Tusschen de bouwvallen der oude stad Thebe, in de dalvlakte, ziet men nog de twee beroemde Memnonsbeelden, die 15 eeuwen vóór onze tijdrekening en dus 34 eeuwen geleden werden opgericht. Zij stellen voor: koning Amenhotep, gezeten in een armstoel. Deze kunstgewrochten, die als wachters voor een Zonnetempel stonden, zijn 15 meter hoog en men schat hun gewicht op anderhalf millioen kilogram. De breedte der figuur over borst en schouders is ruim 6 M., de voet des konings meer dan 3, een vinger meer dan 1¼ M. lang. Het eene beeld is uit een enkel blok steen gebeiteld; het andere, dat in het jaar 27 v. C. door eene aardbeving omstortte en daarna - omstreeks ten jare 200 na C. - door de Romeinen werd hersteld, bestaat sedert uit 5 stukken. Een ondernemend en ervaren beeldhouwer, voorwaar, die in den ruwen steenklomp zich eene menschengedaante van zoo groote afmeting kon denken en den steen daarin wist te vervormen. De bearbeiding mocht van nabij geschieden, de evenredigheden in gestalten van zulk een omvang konden alleen op een afstand worden waargenomen, en tot die waarneming had de kunstenaar zich gedurig te verwijderen, om, met het geoefend oog van den meester, op al de verhoudingen nauwkeurig te blijven letten.

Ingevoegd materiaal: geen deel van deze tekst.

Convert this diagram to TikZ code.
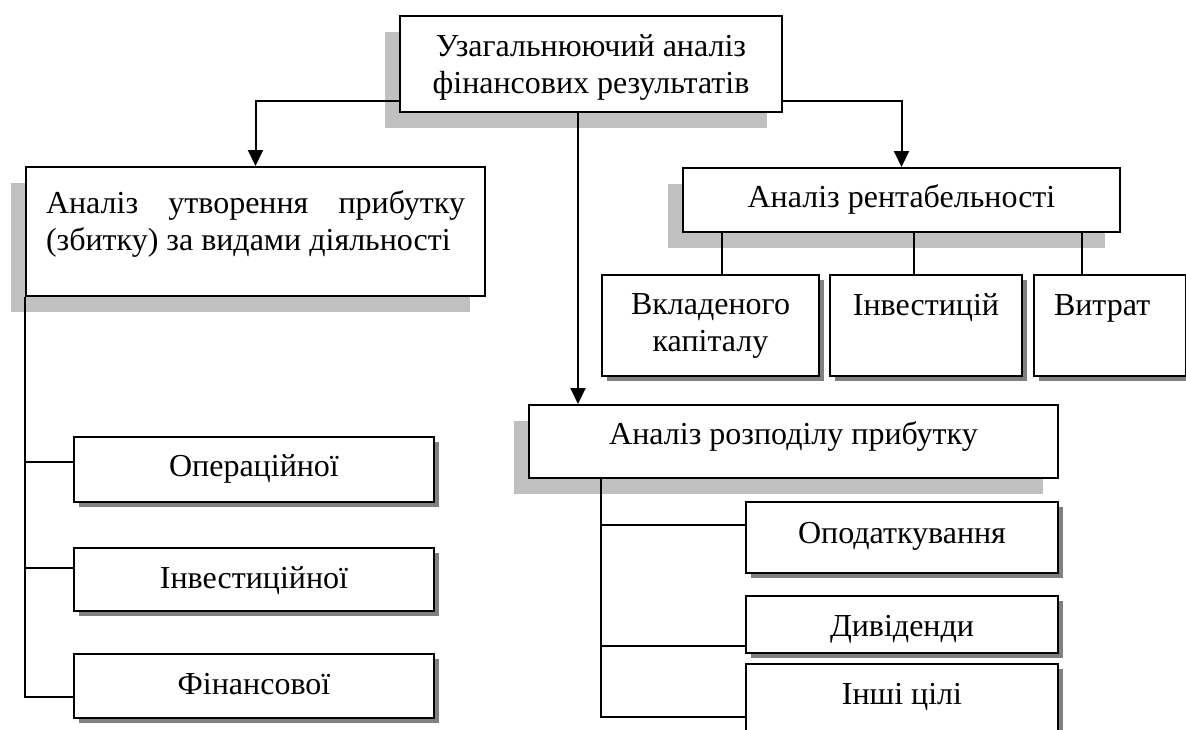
\documentclass[tikz,border=0pt]{standalone}
\usepackage{fontspec}
\setmainfont{Liberation Serif}
\usetikzlibrary{arrows.meta,shadows}
\definecolor{shadelight}{HTML}{C0C0C0}
\definecolor{shadedark}{HTML}{808080}
\newcommand\boxfont{\fontsize{32}{37}\selectfont}

\begin{document}
\begin{tikzpicture}[x=1pt,y=-1pt,
  mainbox/.style={draw, fill=white, line width=2pt, inner sep=0pt, anchor=north west,
    font=\boxfont, align=center,
    drop shadow={shadow xshift=-15pt, shadow yshift=-16pt, fill=shadelight, opacity=1}},
  subbox/.style={draw, fill=white, line width=2pt, inner sep=0pt, anchor=north west,
    font=\boxfont, align=center,
    drop shadow={shadow xshift=5pt, shadow yshift=-5pt, fill=shadedark, opacity=1}},
  link/.style={line width=2pt},
  arr/.style={link, -{Triangle[length=16pt,width=15pt]}}]
  \useasboundingbox (0,0) rectangle (1186,729);
  % Main box.
  \node[mainbox, minimum width=382pt, text height=77pt, text depth=19pt] (top) at (399,15)
    {Узагальнюючий аналіз\\фінансових результатів};
  % Three analyses.
  \node[mainbox, minimum width=459pt, text width=419pt, align=justify, text height=46pt, text depth=83pt] (form) at (25,166)
    {Аналіз утворення прибутку (збитку) за видами діяльності};
  \node[mainbox, minimum width=437pt, text height=39pt, text depth=25pt] (rent) at (682,167)
    {Аналіз рентабельності};
  \node[mainbox, minimum width=529pt, text height=39pt, text depth=34pt] (dist) at (528,404)
    {Аналіз розподілу прибутку};
  % Kinds of activity.
  \node[subbox, minimum width=360pt, text height=39pt, text depth=26pt] (oper) at (73,436) {Операційної};
  \node[subbox, minimum width=360pt, text height=40pt, text depth=23pt] (invact) at (73,547) {Інвестиційної};
  \node[subbox, minimum width=360pt, text height=40pt, text depth=24pt] (fin) at (73,653) {Фінансової};
  % Kinds of profitability.
  \node[subbox, minimum width=217pt, text height=76pt, text depth=25pt] (cap) at (601,274) {Вкладеного\\капіталу};
  \node[subbox, minimum width=192pt, text height=40pt, text depth=61pt] (inv) at (829,274) {Інвестицій};
  \node[subbox, inner xsep=20pt, text width=112pt, align=left, text height=40pt, text depth=61pt] (cost) at (1033,274) {Витрат};
  % Uses of profit.
  \node[subbox, minimum width=312pt, text height=41pt, text depth=30pt] (tax) at (745,501) {Оподаткування};
  \node[subbox, minimum width=312pt, text height=40pt, text depth=17pt] (div) at (745,595) {Дивіденди};
  \node[subbox, minimum width=312pt, text height=40pt, text depth=66pt] (misc) at (745,663) {Інші цілі};
  % Arrows from the main box.
  \draw[arr] ([yshift=-37pt]top.west) -| (form.north);
  \draw[arr] ([yshift=-37pt]top.east) -| (rent.north);
  \draw[arr] ([xshift=-13pt]top.south) -- ([xshift=-13pt]top.south |- dist.north);
  % Profitability links.
  \draw[link] ([xshift=11.5pt]cap.north) -- ([xshift=11.5pt]cap.north |- rent.south);
  \draw[link] ([xshift=-12pt]inv.north) -- ([xshift=-12pt]inv.north |- rent.south);
  \draw[link] ([xshift=-28pt]cost.north) -- ([xshift=-28pt]cost.north |- rent.south);
  % Activity links.
  \draw[link] (form.south west) |- ([yshift=-11pt]fin.west);
  \draw[link] ([yshift=7.5pt]oper.west) -- ([yshift=7.5pt]oper.west -| form.west);
  \draw[link] ([yshift=11.5pt]invact.west) -- ([yshift=11.5pt]invact.west -| form.west);
  % Distribution links.
  \coordinate (dtrunk) at ([xshift=73pt]dist.south west);
  \draw[link] (dtrunk) |- (misc.west);
  \draw[link] ([yshift=12.5pt]tax.west) -- ([yshift=12.5pt]tax.west -| dtrunk);
  \draw[link] ([yshift=-21.5pt]div.west) -- ([yshift=-21.5pt]div.west -| dtrunk);
\end{tikzpicture}
\end{document}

Volgens de sage deed het gebroken beeld een paar eeuwen lang (tot aan zijne herstelling) bij zonsopgang een vroolijk. bij zonsondergang een klagend geluid van zich hooren. Men vindt er verklaringen op geschreven van Romeinen en zelfs van keizer Nero, die het gehoord hebben en bevestigen. Mogelijk was het verschijnsel toe te schrijven aan eene versplintering van den steen door de beurtelingsche verwarming en afkoeling, of aan de strooming der lucht, die door de reten en scheuren van het beeld heenfloot.